It’s tough enough being a leader in the church, given the high expectations folks have for you, but it’s twice as hard if you try to do it without solid outside care and support. Guidance is a wonderful and gracious word, full of empathy and unselfish attention, and we all need some of it! A mentor, coach, or seeing-eye friend can transform a difficult experience into an exhilarating and positive adventure. Conversely, going it alone can spell unintended disaster!
Here are three reasons why acquiring a strong mentor might be the best decision you ever make. Only extreme narcissism (not pretty!) would cause someone to go it alone.
Objectivity
We all believe at some level that we know ourselves pretty well–that we are aware of all our little quirks and mannerisms. It just ain’t so! Borrowing from 1 Corinthians 13, we tend to know ourselves as “through a glass, darkly” at best. If we believe we are objective about our own stuff, we may be ignorantly defeating the potential for real change and purposeful modification of our weaknesses.
From the beginning of my career in church worship ministry, I always had a go-to person for wise counsel. Sometimes that person was a pastor, sometimes my wife, but always it was someone who cared about me and wanted me to prosper and succeed. One of my mentors is a friend of some 30 years who for some of that time was a colleague at a church where I served. Ralph is exactly 20 years my senior and I love him like a brother, father, and friend.

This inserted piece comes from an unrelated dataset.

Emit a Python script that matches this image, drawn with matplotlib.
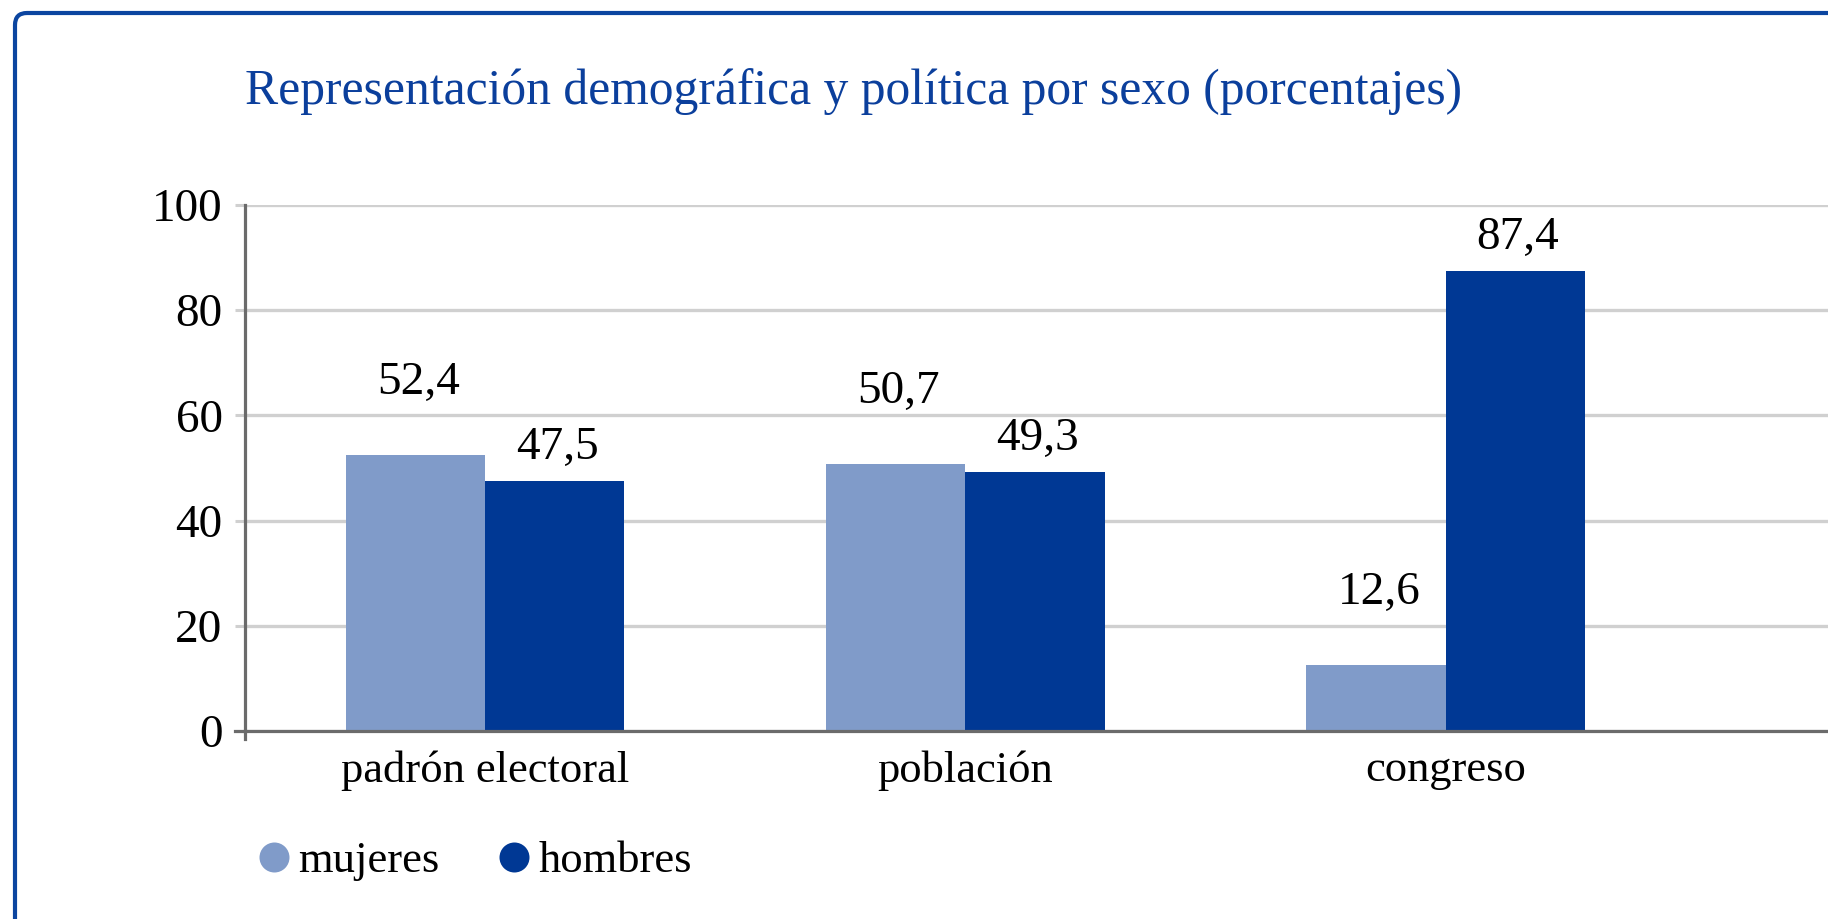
import numpy as np
import matplotlib
matplotlib.use('Agg')
import matplotlib.pyplot as plt
from matplotlib.patches import FancyBboxPatch
from matplotlib.lines import Line2D
from matplotlib.transforms import IdentityTransform

categories = ['padrón electoral', 'población', 'congreso']
mujeres = [52.4, 50.7, 12.6]
hombres = [47.5, 49.3, 87.4]
series_names = ['mujeres', 'hombres']
y_ticks = [0, 20, 40, 60, 80, 100]

title = 'Representación demográfica y política por sexo (porcentajes)'

c_muj = '#809bc9'
c_hom = '#003894'
c_border = '#0b45a0'
c_grid = '#d0d0d0'
c_axis = '#6b6b6b'

plt.rcParams['font.family'] = ['Liberation Serif', 'DejaVu Serif']

W, H, dpi = 1828, 919, 100
fig = plt.figure(figsize=(W / dpi, H / dpi), dpi=dpi)

# rounded frame, running off the right and bottom edges
frame = FancyBboxPatch((15, -100), 2000, (H - 13) + 100,
                       boxstyle='round,pad=0,rounding_size=12',
                       transform=IdentityTransform(), fill=False,
                       ec=c_border, lw=3.0, zorder=0)
fig.patches.append(frame)

ax_left, ax_bottom, ax_top = 245 / W, (H - 731) / H, (H - 205) / H
ax = fig.add_axes([ax_left, ax_bottom, 1 - ax_left, ax_top - ax_bottom])

x = np.arange(len(categories))
bw = 0.29
ax.bar(x - bw / 2, mujeres, width=bw, color=c_muj, zorder=3, label=series_names[0])
ax.bar(x + bw / 2, hombres, width=bw, color=c_hom, zorder=3, label=series_names[1])

for xi, v in zip(x, mujeres):
    ax.annotate(f'{v:.1f}'.replace('.', ','), (xi - bw / 2, v), xytext=(2, 52),
                textcoords='offset points', ha='center', va='center', fontsize=34)
for xi, v in zip(x, hombres):
    ax.annotate(f'{v:.1f}'.replace('.', ','), (xi + bw / 2, v), xytext=(2, 24),
                textcoords='offset points', ha='center', va='center', fontsize=34)

ax.set_xlim(-0.5, 2.796)
ax.set_ylim(0, 100)
ax.set_yticks(y_ticks)
ax.set_yticklabels([str(t) for t in y_ticks], fontsize=34)
ax.set_xticks(x)
ax.set_xticklabels(categories, fontsize=32)
ax.tick_params(axis='x', length=0, pad=14)
ax.tick_params(axis='y', length=7.2, width=2.2, color=c_grid, pad=9)
ax.yaxis.grid(True, color=c_grid, lw=2.4, zorder=0)
ax.set_axisbelow(True)

for s in ['top', 'right']:
    ax.spines[s].set_visible(False)
ax.spines['left'].set_color(c_axis)
ax.spines['left'].set_linewidth(2.3)
ax.spines['bottom'].set_color(c_axis)
ax.spines['bottom'].set_linewidth(2.3)
ax.spines['bottom'].set_zorder(4)

# small overhang of the axis lines at the origin
ax.add_line(Line2D([-10 / (W - 245), 0], [0, 0], transform=ax.transAxes,
                   color=c_axis, lw=2.3, clip_on=False))
ax.add_line(Line2D([0, 0], [-8 / (731 - 205), 0], transform=ax.transAxes,
                   color=c_axis, lw=2.3, clip_on=False))

fig.text(ax_left, (H - 104) / H, title, color='#0b3f9c', fontsize=35.7,
         ha='left', va='baseline')

handles = [Line2D([], [], ls='none', marker='o', ms=21.6, mec='none', mfc=c_muj),
           Line2D([], [], ls='none', marker='o', ms=21.6, mec='none', mfc=c_hom)]
fig.legend(handles, series_names, loc='center left',
           bbox_to_anchor=(258.5 / W, (H - 861) / H), ncol=2, frameon=False,
           fontsize=32, handlelength=0.7, handletextpad=0.2, columnspacing=1.32,
           borderpad=0, borderaxespad=0)

fig.savefig('out.png', dpi=dpi)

He once gave me a day old doughnut and cold coffee as I sat across from him at his desk. He said, “You need some ‘communion peace’ and so we are going to have that right now.” As he served the “elements” to me I began to cloud up, mostly because I had never felt so known or loved. I’ll never forget it.

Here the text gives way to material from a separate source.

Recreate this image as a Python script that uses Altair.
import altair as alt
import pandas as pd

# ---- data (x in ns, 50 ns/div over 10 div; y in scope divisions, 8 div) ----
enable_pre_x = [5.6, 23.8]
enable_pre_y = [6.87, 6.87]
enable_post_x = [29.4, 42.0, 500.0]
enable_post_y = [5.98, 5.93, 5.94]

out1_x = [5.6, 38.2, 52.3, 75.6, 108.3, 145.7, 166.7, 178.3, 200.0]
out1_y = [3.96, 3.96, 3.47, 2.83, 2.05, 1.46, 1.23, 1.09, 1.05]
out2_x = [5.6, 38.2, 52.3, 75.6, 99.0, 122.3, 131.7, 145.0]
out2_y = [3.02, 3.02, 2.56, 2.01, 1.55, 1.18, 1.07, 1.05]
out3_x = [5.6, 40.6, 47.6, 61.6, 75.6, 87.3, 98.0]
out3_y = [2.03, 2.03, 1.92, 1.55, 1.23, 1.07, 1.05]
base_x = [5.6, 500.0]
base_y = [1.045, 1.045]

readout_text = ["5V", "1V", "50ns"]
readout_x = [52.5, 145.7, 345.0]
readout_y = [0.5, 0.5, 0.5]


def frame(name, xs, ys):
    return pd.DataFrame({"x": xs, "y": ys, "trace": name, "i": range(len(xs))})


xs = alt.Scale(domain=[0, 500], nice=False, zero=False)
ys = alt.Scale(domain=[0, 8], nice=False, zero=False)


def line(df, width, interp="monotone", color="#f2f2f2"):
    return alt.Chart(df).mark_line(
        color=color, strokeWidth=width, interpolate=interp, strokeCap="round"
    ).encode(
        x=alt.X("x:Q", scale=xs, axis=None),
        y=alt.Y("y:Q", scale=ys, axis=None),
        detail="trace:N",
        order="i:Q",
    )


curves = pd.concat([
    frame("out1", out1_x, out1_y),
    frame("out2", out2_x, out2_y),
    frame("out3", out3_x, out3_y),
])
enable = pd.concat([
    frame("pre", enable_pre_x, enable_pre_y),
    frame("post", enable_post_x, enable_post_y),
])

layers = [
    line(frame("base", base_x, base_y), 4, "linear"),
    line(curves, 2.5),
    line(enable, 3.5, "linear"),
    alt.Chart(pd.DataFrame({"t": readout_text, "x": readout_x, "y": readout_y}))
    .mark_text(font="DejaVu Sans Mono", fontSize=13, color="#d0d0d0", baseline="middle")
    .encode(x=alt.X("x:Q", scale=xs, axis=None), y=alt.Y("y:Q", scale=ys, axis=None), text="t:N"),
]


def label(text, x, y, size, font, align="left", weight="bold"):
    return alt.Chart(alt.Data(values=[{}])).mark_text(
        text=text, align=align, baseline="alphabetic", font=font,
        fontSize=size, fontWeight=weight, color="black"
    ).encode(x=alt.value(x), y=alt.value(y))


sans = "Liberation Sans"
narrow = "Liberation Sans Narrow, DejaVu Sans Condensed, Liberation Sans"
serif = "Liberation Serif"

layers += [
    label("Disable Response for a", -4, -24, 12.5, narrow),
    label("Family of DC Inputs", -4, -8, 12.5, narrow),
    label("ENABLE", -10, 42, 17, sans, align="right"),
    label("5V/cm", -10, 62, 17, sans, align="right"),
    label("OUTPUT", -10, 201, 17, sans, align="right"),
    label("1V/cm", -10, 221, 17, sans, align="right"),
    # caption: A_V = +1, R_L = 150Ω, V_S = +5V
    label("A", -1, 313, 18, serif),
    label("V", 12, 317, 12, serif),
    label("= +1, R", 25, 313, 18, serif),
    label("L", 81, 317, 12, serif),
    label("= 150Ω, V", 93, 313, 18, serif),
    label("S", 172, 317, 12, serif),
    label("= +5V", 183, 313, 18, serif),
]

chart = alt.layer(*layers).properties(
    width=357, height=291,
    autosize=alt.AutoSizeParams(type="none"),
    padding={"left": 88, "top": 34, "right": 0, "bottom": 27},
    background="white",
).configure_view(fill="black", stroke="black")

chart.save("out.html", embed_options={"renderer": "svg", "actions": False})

When I moved some distance from him, I said that I didn’t know what I was going to do without him. “Well,” he said, “If I mean so much to you, I guess you’re just going to have to be me wherever God takes you.”
It was in that one moment that I understood the importance of having a mentor and being a mentor. In a techno world we all need the touch of another.
Street Smarts
The best kind of mentors have wounds, and some of them are whoppers! A mentor who is perfect (or who pretends to be perfect) is almost of no use to you. After all, it’s not what people know that’s important–it’s what they’ve learned. When selecting an objective mentor or coach, what you need is not knowledge but his or her experience. Knowledge you can acquire from a book, but experience can only be gained from those who have grieved their own failures and shortcomings. We all need to hear from these people. They save us from steep learning curves and “stinkin’ thinkin,” as AA folks would say. Deep trench experience is always better than head smarts when moving forward with your own life. For one thing, it will give you the gift of forgiving yourself when you fall short of your own expectations!
Confirmation
Will Rogers use to say that he had never met a man he didn’t like. I think we can be reasonably sure that Mr. Rogers was a serious affirmer! Affirmation is the single greatest gift to others we can give in life. Affirmation and confirmation are closely tied. Confirmation, from its Latin root, means to make firm. When we come across broken people, our primary duty is to stabilize them–to do emotional triage, if you will–in order to bring them back to life. I’m not talking about trying to solve their problem or save them, because that rarely works and is not necessarily appropriate. No, I’m referring to the ability to affirm the thing that seems to be strongest in that person, helping them to get centered and retrieve a more confident outlook. Good mentors know how to do this! They don’t save–they encourage!